In contrast, using generic chemical medicines - such as Zidovudine, Stavudine, Didanosine and Zalcitabine - produced by Chinese drug makers for cocktail therapy - costs about 10,000 yuan per year (US$1,210), including the drugs and necessary medical checks.


For some poor countries which do not have the capability of producing generic chemical medicine against AIDS at a low cost, the expenditure is much higher.


Thailand's drug authorities are fully supportive of the development of SH in a bid to meet the urgency for inexpensive AIDS drugs, according to Luo Shide, the inventor of SH and a professor at the Kunming Institute of Botany under the Chinese Academy of Sciences.


Developing SH


Luo has been researching AIDS medicine based on the combination of TCM theories and modern chemical techniques since the late 1980s, after he returned to China from Germany.


His method is to first determine and purify the vital elements of herbal plants recorded by classic TCM books that treat poisons, and then to combine them into dozens of TCM prescriptions. In the end, some of these prescriptions proved effective in significantly reducing HIV levels.


Luo said his research has not been done at the molecular level, however. It is still difficult to make sure exactly what a single herbal plant's chemical content is, let alone a compound consisting of 20 plants.


He did not receive any government or company's financial support on his work for the first eight years.


"At that time, it was widely considered that HIV/AIDS was not a big problem for China. And anyway, no one believed TCM could be really used to treat HIV/AIDS," Luo said.


In 1998, Luo's research made some major progress and the achievement was posted in his institute's newspaper.


"A visiting Thai public health official found the report and immediately contacted me," Luo said.


The Thailand Government decided to finance Luo's research and offer the necessary equipment for clinical trials to take place.


In China, encouraged by TCM's potential to treat AIDS, China's health authorities have launched a program to offer free TCM-based treatments to AIDS sufferers.


So far, the program, chaired by Wei, covers 2,300 patients across five Chinese provinces. The number may double over next year.


The Ministry of Health estimates there were 840,000 HIV/AIDS patients in China in 2003. Experts warn that without effective control measures, the number of HIV carriers may exceed 10 million by 2010.


Challenges remain


Despite the promises, David Ho at New York-based Rockefeller University and the inventor of cocktail therapy, said there was no compelling evidence published in internationally recognized journals that TCM actually enhances immunity.

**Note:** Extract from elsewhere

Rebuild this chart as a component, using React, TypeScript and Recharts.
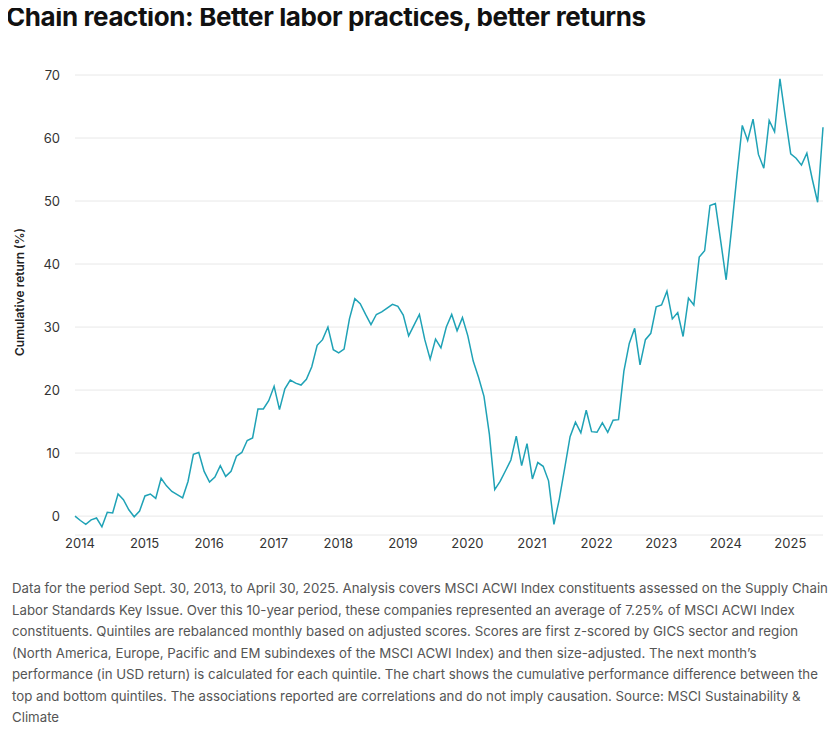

"I see no reason why TCM would not have some benefits for the immune system or for stopping the spread of HIV. But these claims must be supported by scientific studies. Too few of them have been done properly," Ho says.


Wei and Jin say they have not published their clinical reports in international journals, partly because it is difficult to explain TCM in Western scientific jargon.


They also say their medicines are so far better at improving immunity than directly stopping disease progression.


Luo said TCM may not be powerful enough to kill the virus because many vital elements may be lost during the traditional processing methods.


Luo said some purification work has been done in the United States to insure better purification of active ingredients of TCM. Jin said her company has been negotiating with the World Health Organization and another South Asian country to perform wider clinical research there.


"Based on our current very limited knowledge of TCM at the molecular level, it is impossible for TCM to pass the evaluation process of the US Food and Drug Administration and the European Union's drug authorities," Jin said.


There are still few regulations on using traditional Chinese medicine to treat HIV/AIDS. Any search on the Internet for TCM and AIDS will come up with dozens of websites claiming effective treatments. Even Ke'aite is sold online, yet this is still undergoing clinical trials.


Wei admitted there was little national standardization in using TCM to treat AIDS. "To solve the problem, there should be some official indices to evaluate the true effects of TCM," Wei says.